Aunque el director y guionista Bill Condon elige al monstruo de Frankenstein como metáfora de la soledad de ese Whale mayor y enfermo que retrata en la película, el psicólogo Gómez-Uribarri también ve “plausible” conectar su condición, dentro una sociedad como la estadounidense de los años treinta, con El hombre invisible: “Es posible, fuese consciente o inconsciente. Si suponemos que la mayoría de cosas que hacemos están motivadas por nuestras experiencias vitales, realmente lo difícil sería que no tuviera relación”.
La nueva película de El hombre invisible llega en el momento histórico en el que, sin lugar a dudas, menos invisible es todo el mundo. Nunca la vida personal ha estado tan expuesta como tras la llegada de internet y la explosión de las redes sociales
La nueva película de El hombre invisible llega en el momento histórico en el que, sin lugar a dudas, menos invisible es todo el mundo. Nunca la vida personal ha estado tan expuesta como tras la llegada de internet y la explosión de las redes sociales. Miguel Marino, psicólogo del Centro Ínsula de Madrid, en declaraciones a ICON, cree que esta coyuntura puede derivar en una mayor fascinación por la fantasía de la invisibilidad: “Esta cultura de la sobreexposición produce una situación contraria en algunas personas, que les puede llevar a inhibirse y situarse en el polo contrario, justo en el deseo de ser invisibles”. Alfonso Gómez-Uribarri, en cambio, opina que internet ha dado a muchas personas la posibilidad “de crearse un personaje nuevo”, un álter ego. “Los chavales no intentan ser invisibles, lo que buscan es satisfacer sus fines. Pero tiene que ver con la fantasía, en tanto que usan la herramienta para hacer cosas que no se les permiten”.

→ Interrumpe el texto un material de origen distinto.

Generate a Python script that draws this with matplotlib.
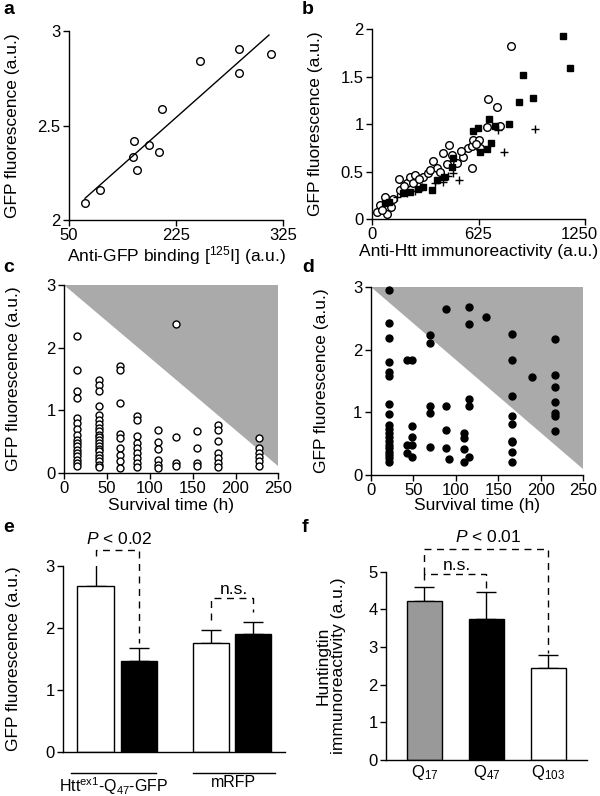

En este sentido, los dos psicólogos concuerdan en que una evolución del hombre invisible puede ser el troll que se oculta tras el anonimato para hacer daño. Para Gómez-Uribarri, “el troll bebe directamente del deseo de ser invisible en el plano más infantil, del que quiere darle una colleja a otro sin que se entere. Es una figura que está causando muchos trastorno, el ciberacoso da lugar a situaciones de aislamiento que pueden dejar graves secuelas, y lo peor es que crece más y más”. “Es una cierta realización de la fantasía de la invisibilidad, motivada por el simple objetivo de hacer daño”, coincide Marino.
En las historias de hombres invisibles, por paradójico que resulte, nunca hay un deseo puro de pasar desapercibido o ser imperceptible, al contrario que en los casos reales de personas que fantasean con ello por, según explica Marino, “miedos e inseguridades”. Para el profesional, al final puede no tratarse tanto de una cuestión que ataña al sentido de la vista, sino al del oído: “Es muy importante entender el contexto cultural en el que nos movemos. En la cultura occidental estamos saturados de estímulos visuales y dejamos de lado el escucharnos, que es un aspecto vital e importantísimo para el desarrollo del ser humano. Es importante poderse sentir escuchado más que mirado”.